CWR: Are you optimistic about the future of our society? Is there a light at the end of the tunnel?

Eberstadt: Ironically, researching and writing both books strengthened my conviction that revisionism about the post-1960s status quo is on the way.

During the past couple of years, as detailed in the new book’s footnotes, non-religious writers from different countries have arrived at the same conclusion reached by Adam and Eve after the Pill: the revolution’s sacrosanct status is overdue for skeptical inquiry. A decade ago, such voices were non-existent. Their emergence means that the kind of evidence cited in both Adam and Eve books has become harder to ignore – and that ultimately, it will make a dent.

CWR: What do you hope readers will take away from the book?

Eberstadt: First, that they’ll be inspired by a truth reiterated in both volumes: traditional Christian teaching is being tacitly, yet fully, vindicated by sources outside the Church. More and more, empirical analyses underscore the wisdom of that tough but luminous rule book.

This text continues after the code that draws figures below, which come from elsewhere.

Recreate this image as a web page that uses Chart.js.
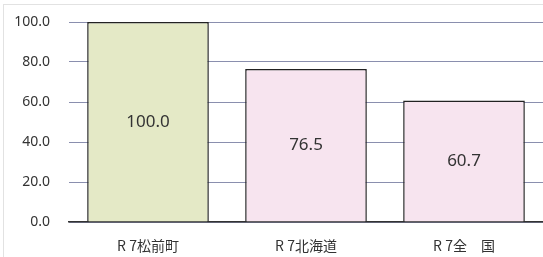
<!DOCTYPE html>
<html>
<head>
<meta charset="utf-8">
<script src="https://cdn.jsdelivr.net/npm/chart.js@4"></script>
<style>
  html, body { margin: 0; padding: 0; background: #fff; }
  #wrap { width: 543px; height: 257px; position: relative; }
</style>
</head>
<body>
<div id="wrap"><canvas id="chart"></canvas></div>
<script>
const categories = ["R 7松前町", "R 7北海道", "R 7全　国"];
const values = [100.0, 76.5, 60.7];
const yTicks = [0, 20, 40, 60, 80, 100];

const fillColors = ["#e4e9c6", "#f7e4ef", "#f7e4ef"];

// draws the value in the middle of each bar
const barLabels = {
  id: "barLabels",
  afterDatasetsDraw(chart) {
    const ctx = chart.ctx;
    const meta = chart.getDatasetMeta(0);
    ctx.save();
    ctx.font = "17px 'Noto Sans', sans-serif";
    ctx.fillStyle = "#333";
    ctx.textAlign = "center";
    ctx.textBaseline = "middle";
    meta.data.forEach(function (bar, i) {
      const mid = (bar.y + bar.base) / 2;
      ctx.fillText(values[i].toFixed(1), bar.x, mid);
    });
    ctx.restore();
  },
};

// faint frame round the picture
const frame = {
  id: "frame",
  beforeDraw(chart) {
    const ctx = chart.ctx;
    ctx.save();
    ctx.strokeStyle = "#e2e2e2";
    ctx.lineWidth = 1;
    ctx.strokeRect(3.5, 4.5, chart.width + 10, chart.height + 10);
    ctx.restore();
  },
};

new Chart(document.getElementById("chart"), {
  type: "bar",
  data: {
    labels: categories,
    datasets: [
      {
        data: values,
        backgroundColor: fillColors,
        borderColor: "#222",
        borderWidth: 1.5,
        borderSkipped: "bottom",
        barPercentage: 0.77,
        categoryPercentage: 1,
      },
    ],
  },
  options: {
    responsive: true,
    maintainAspectRatio: false,
    animation: false,
    layout: { padding: { top: 22, right: 0, left: 0, bottom: 0 } },
    plugins: {
      legend: { display: false },
      tooltip: { enabled: false },
    },
    scales: {
      x: {
        grid: { display: false },
        border: { display: true, color: "#333", width: 1.5 },
        ticks: {
          color: "#333",
          padding: 7,
          font: { family: "'Noto Sans CJK JP', sans-serif", size: 14 },
        },
        afterFit: function (scale) {
          scale.height = 35;
        },
      },
      y: {
        min: 0,
        max: 100,
        afterBuildTicks: function (scale) {
          scale.ticks = yTicks.map(function (v) {
            return { value: v };
          });
        },
        grid: { color: "#8a8fae", lineWidth: 1, drawTicks: false },
        border: { display: false },
        ticks: {
          color: "#333",
          padding: 19,
          font: { family: "'Noto Sans', sans-serif", size: 14 },
          callback: function (v) {
            return Number(v).toFixed(1);
          },
        },
        afterFit: function (scale) {
          scale.width = 69;
          // tick padding would otherwise push the plot down
          scale.paddingTop = 0;
          scale.paddingBottom = 0;
        },
      },
    },
  },
  plugins: [frame, barLabels],
});
</script>
</body>
</html>
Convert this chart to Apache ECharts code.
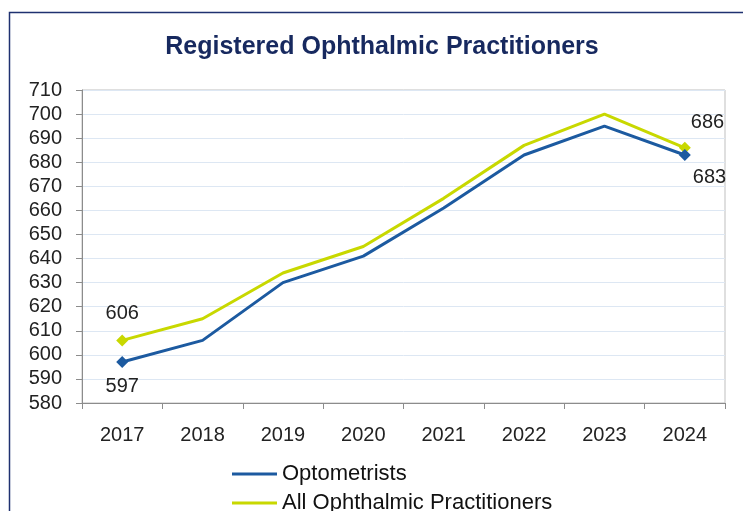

Those are bracing facts. Believers everywhere can summon courage from them.

I also hope that readers of faith will find the chapters on Christianity helpful. They are meant to explain what many already sense: the churches today are plagued by civil war. And the conflict isn’t over the Beatitudes or the Creed or angels on pins. It’s about who, exactly, sets the rules concerning sex: Church teaching of two thousand years’ standing; or the secularist world re-drawn by the Pill, insistent on post-revolutionary prerogatives.

One camp wants to accommodate the revolution, in whole or in part. The other camp believes that experiment has been tried repeatedly, and repeatedly failed. Whichever side prevails will definitively shape the Church of tomorrow.

CWR: Is there anything else you would like to add?

Eberstadt: There’s no better last word than Cardinal Pell’s. As the final sentence of his Foreword summarizes elegantly: “The chaos should be named and shamed, while Christians continue to show that they will not abandon those who have been abandoned, offering them instead healing and friendship and the Good News of the one true God’s great love for us.”